Spring is when high school sophomores need to get serious about college planning. That’s because you’re nearly halfway through your high school years. From now on, the way you spend your time will have a big impact on the college application process.
Be sure to plan an interesting, fun and productive summer. First, because you deserve it. Second, because colleges will want to know that you’ve been putting your time to good use year-round. You may decide to get a summer job to earn money, do an internship to check-out career options or take a class in a subject you’ve always been curious about.
Whatever you do, make it a learning experience, something that will help you find out more about the wide world out there. In the process, you may well learn something new about yourself. For more tips, read How to Plan Your Summer.
A sneak preview of junior year
After planning your summer, think beyond it, and consider what’s down the road. That way you’ll be able to pace yourself. During junior year, college-bound students should be working steadily on their college lists. You’ll start by researching schools and considering which ones might be a good fit for you. When you’ve come up with the most promising options, you’ll probably want to plan visits. This will require plenty of time and might involve some holiday breaks and weekends. Read Make Your College Visits Count for advice on college visits.
Get ready for the tests
Besides researching colleges during junior year, you’ll need to prepare for upcoming tests. Many juniors take the PSAT in the fall, then start preparing for the SAT or ACT soon thereafter. Whether you’re prepping on your own, taking a class or hiring a tutor, you’ll need to devote sufficient time. Consider that, when you’re planning your activities.
If you hope to apply to any of the more selective colleges, you’ll also want to take at least two SAT Subject Tests. In that case, you’ll need to strategize about which ones to take and when to take them. The timing will depend on when you’ve completed coursework in the subjects being tested. Be sure to check out the SAT Subject Test schedule online and register for the tests well ahead of the dates. When in doubt, consult your teachers or counselor.
Pull out your calendar
If you’ve followed me so far, you may be thinking you’ll have a busy schedule during junior year. And you’d be right. That’s why it’s smart to start figuring dates and deadlines now and putting them on your calendar. It will make your life easier next year and the year after.

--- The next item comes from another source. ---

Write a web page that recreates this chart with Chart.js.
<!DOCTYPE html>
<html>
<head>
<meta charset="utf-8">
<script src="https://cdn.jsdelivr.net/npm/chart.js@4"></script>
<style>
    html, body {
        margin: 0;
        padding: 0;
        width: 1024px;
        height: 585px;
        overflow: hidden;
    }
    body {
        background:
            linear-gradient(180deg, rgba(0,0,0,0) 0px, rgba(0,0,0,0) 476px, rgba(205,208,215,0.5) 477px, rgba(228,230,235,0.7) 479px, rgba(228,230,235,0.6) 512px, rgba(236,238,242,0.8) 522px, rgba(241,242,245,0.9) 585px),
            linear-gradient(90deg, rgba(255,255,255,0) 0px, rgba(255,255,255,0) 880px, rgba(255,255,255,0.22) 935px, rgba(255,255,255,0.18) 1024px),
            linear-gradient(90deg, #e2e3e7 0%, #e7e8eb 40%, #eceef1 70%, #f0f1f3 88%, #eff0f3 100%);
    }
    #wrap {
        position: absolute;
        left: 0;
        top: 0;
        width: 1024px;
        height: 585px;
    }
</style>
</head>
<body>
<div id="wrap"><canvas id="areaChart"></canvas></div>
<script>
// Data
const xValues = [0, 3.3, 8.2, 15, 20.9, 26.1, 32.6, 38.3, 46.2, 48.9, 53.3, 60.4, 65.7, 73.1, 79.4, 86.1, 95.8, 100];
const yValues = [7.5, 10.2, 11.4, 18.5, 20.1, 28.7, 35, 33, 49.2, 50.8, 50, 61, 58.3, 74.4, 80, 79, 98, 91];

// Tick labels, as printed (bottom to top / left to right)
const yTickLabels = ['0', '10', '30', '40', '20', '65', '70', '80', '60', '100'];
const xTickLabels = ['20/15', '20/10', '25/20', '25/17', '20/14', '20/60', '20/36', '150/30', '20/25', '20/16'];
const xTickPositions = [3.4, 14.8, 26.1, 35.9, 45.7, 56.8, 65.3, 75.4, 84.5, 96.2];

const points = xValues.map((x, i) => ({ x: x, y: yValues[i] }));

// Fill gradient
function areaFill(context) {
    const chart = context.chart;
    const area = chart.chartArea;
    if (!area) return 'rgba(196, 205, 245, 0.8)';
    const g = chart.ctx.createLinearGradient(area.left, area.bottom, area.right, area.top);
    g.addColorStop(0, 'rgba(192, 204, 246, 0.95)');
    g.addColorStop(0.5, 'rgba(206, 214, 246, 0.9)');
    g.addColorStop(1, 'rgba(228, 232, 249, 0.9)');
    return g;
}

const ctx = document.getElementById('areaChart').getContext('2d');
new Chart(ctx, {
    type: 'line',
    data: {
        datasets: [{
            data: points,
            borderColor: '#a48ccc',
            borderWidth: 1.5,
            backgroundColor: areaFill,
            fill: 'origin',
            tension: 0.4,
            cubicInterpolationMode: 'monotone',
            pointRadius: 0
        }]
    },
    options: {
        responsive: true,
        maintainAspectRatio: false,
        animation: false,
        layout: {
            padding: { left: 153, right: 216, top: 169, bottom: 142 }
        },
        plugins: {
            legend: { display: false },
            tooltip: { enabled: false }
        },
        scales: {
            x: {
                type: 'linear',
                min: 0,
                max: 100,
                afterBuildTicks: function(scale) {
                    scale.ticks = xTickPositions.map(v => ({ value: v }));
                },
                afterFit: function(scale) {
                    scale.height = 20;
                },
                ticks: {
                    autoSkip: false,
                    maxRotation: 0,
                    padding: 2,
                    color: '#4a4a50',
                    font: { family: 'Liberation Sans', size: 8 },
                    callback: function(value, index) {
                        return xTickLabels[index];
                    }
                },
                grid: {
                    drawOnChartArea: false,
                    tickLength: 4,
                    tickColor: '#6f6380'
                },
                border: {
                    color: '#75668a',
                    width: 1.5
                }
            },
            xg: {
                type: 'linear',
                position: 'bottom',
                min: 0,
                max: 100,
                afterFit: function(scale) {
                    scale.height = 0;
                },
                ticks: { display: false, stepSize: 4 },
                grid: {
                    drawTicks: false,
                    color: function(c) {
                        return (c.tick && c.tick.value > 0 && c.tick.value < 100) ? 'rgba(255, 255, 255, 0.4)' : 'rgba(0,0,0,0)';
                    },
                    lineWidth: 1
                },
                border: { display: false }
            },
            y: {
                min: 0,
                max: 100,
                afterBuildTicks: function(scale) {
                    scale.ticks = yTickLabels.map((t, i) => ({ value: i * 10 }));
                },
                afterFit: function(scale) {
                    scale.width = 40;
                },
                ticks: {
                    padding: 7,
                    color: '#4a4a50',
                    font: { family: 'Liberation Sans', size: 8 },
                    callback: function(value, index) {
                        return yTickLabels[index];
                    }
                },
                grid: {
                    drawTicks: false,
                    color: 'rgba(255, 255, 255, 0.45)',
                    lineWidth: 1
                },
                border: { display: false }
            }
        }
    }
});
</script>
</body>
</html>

Organizing your college admissions calendar will be an ongoing process. It’s not something you can complete in a day. Start now, by marking the dates you are certain of. Add the others over time, as you figure out what’s coming next.

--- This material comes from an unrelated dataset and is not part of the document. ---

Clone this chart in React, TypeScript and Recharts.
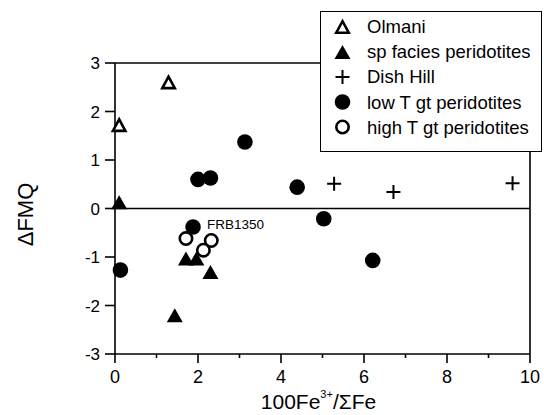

Work backwards, starting with the college application deadlines for Regular Admission in April of senior year and Early Admission in November. Then figure out what you’ll need to accomplish and when, in order to make those deadlines—with wiggle room to spare.

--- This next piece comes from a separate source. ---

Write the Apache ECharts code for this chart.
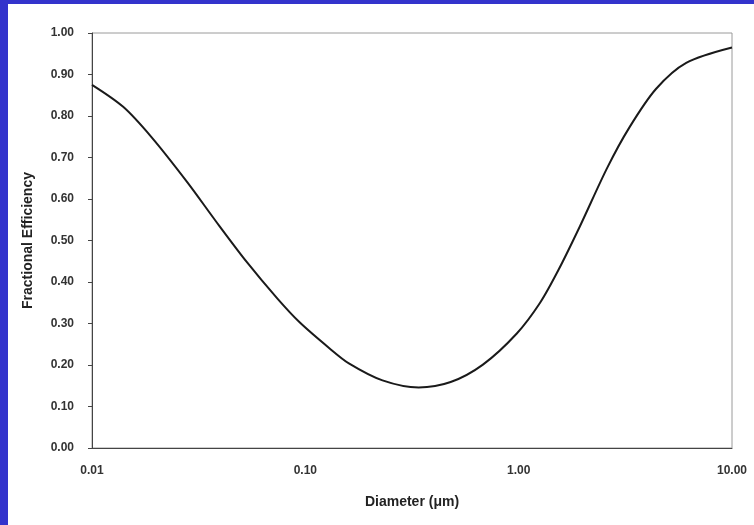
<!DOCTYPE html>
<html>
<head>
<meta charset="utf-8">
<script src="https://cdn.jsdelivr.net/npm/echarts@6/dist/echarts.min.js"></script>
<style>
html, body {
  margin: 0;
  padding: 0;
  width: 754px;
  height: 525px;
  background: #3333cc;
  overflow: hidden;
}
#main {
  position: absolute;
  left: 8px;
  top: 4px;
  width: 746px;
  height: 521px;
  background: #ffffff;
}
</style>
</head>
<body>
<div id="main"></div>
<script>
// particle diameter (um) and fractional efficiency
var diameters = [0.01, 0.014, 0.019, 0.028, 0.038, 0.053, 0.074, 0.094, 0.13, 0.16, 0.23, 0.34, 0.48, 0.68, 0.98, 1.26, 1.54, 1.94, 2.6, 3.3, 4.4, 6.1, 10];
var efficiency = [0.875, 0.822, 0.749, 0.640, 0.547, 0.449, 0.360, 0.303, 0.240, 0.204, 0.163, 0.146, 0.159, 0.201, 0.276, 0.350, 0.430, 0.535, 0.675, 0.772, 0.865, 0.928, 0.965];

var font = "'Liberation Sans', Arial, sans-serif";
var myChart = echarts.init(document.getElementById("main"));

var option = {
  animation: false,
  grid: {
    left: 84,
    top: 29,
    right: 22,
    bottom: 77,
    show: true,
    borderColor: "#9a9a9a",
    borderWidth: 1,
  },
  xAxis: {
    type: "log",
    logBase: 10,
    min: 0.01,
    max: 10,
    name: "Diameter (μm)",
    nameLocation: "middle",
    nameGap: 47,
    nameTextStyle: { fontFamily: font, fontSize: 14, fontWeight: "bold", color: "#222" },
    axisLine: { show: true, lineStyle: { color: "#444", width: 1 } },
    axisTick: { show: false },
    minorTick: { show: false },
    splitLine: { show: false },
    axisLabel: {
      fontFamily: font,
      fontSize: 12,
      fontWeight: "bold",
      color: "#333",
      margin: 17,
      formatter: function (v) {
        return Number(v).toFixed(2);
      },
    },
  },
  yAxis: {
    type: "value",
    min: 0,
    max: 1,
    interval: 0.1,
    name: "Fractional Efficiency",
    nameLocation: "middle",
    nameGap: 57,
    nameTextStyle: { fontFamily: font, fontSize: 14, fontWeight: "bold", color: "#222" },
    axisLine: { show: true, lineStyle: { color: "#444", width: 1 } },
    axisTick: { show: true, inside: false, length: 4, lineStyle: { color: "#444" } },
    splitLine: { show: false },
    axisLabel: {
      fontFamily: font,
      fontSize: 12,
      fontWeight: "bold",
      color: "#333",
      margin: 18,
      formatter: function (v) {
        return v.toFixed(2);
      },
    },
  },
  series: [
    {
      name: "Fractional Efficiency",
      type: "line",
      smooth: 0.3,
      showSymbol: false,
      lineStyle: { color: "#1a1a1a", width: 2 },
      data: diameters.map(function (d, i) {
        return [d, efficiency[i]];
      }),
    },
  ],
};

myChart.setOption(option);
</script>
</body>
</html>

Hint: If you complete your research and refine your college list by May of junior year, you’ll be ready to write your personal essay that summer. That way, in September, you’ll be well-positioned for a smooth senior year.
The secret to success
Over the years that I’ve advised high school students, I’ve noticed that those who are most successful with their college placements are not necessarily the most brilliant ones. Of course, colleges love high-achieving, high-testers and kids who have special talents or have accomplished impressive things. But more often than not, the well-organized students—the ones who research carefully to find the right fit, who develop smart strategies and plan ahead to avoid crushing deadlines—are the ones who end up at their first-choice schools. They are also the kids who get to the end of senior year ready to head off confidently to college. And isn’t that what the college search is all about?